Camping on the main Island

To your delight, you are the only person at the lake.  You haven't seen anyone since you left the middle fork!  Sure you had to go 8 miles to get here but that just means you're going to sleep well tonight.  In the morning you fish a little bit and then pack up for the trip back.

The Road Back
The trip back is easy and gives you plenty of time to consider how lucky you are that you live so close the awesome Snoqualmie Valley.  You arrive to where you stashed your bike.  Put two hands on the brakes and hold on, you'll be back at your car in 15 minutes!

Wednesday, August 10, 2011

Where to Stay in Snoqualmie Valley: The Roaring River B&B

 
I get asked this every now and then.  "If I come to Snoqualmie, where should I stay?"  First of all, there's no place to stay in Snoqualmie Proper.  No motels, no hotels, no B&Bs that I know of anyway.  The town of North Bend has a set of hotels ranging from "rustic" to "rusty". 

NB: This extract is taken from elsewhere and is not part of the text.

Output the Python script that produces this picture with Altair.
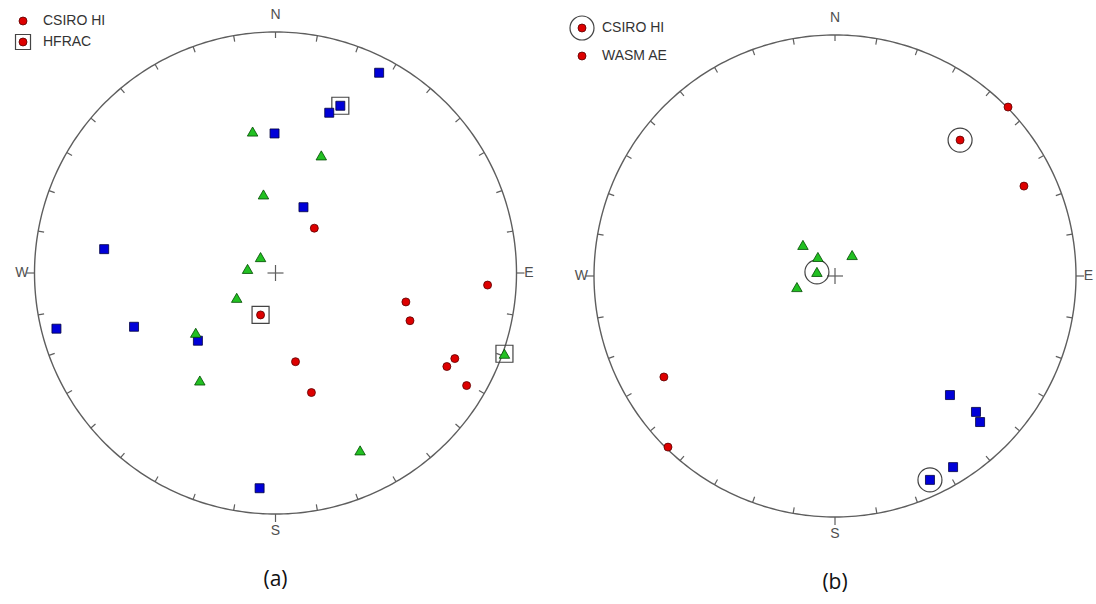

However, there is one diamond in the rough that you need to know about, and that's "the Roaring River" Bed & Breakfast run by Herschel and Peggy Backus.   


There are five rooms to choose from, each with its own theme.   One of the rooms is built around a giant boulder!  I haven't stayed in that room but I hear its quite interesting!



Price is roughly double the ratty motels in town but the homey atmosphere and woody surroundings more than make up for it. And, after you factor in the fantastic breakfast (brought to you by Herschel in an apron no less) you realize that you paid a great price for a great experience.


If you are coming to the Snoqualmie Valley, and especially if you are bringing a lady-friend, take her to the Roaring River B&B.  After you check in, go back into town and maybe hit the Snoqualmie Casino for drinks, dancing and buffet, then retire to your intimate room at the Roaring River for the night.  Spend the next day fishing the Middle Fork of the Snoqualmie River or hiking up into the Alpine Lake Wilderness a mere 20 minutes away!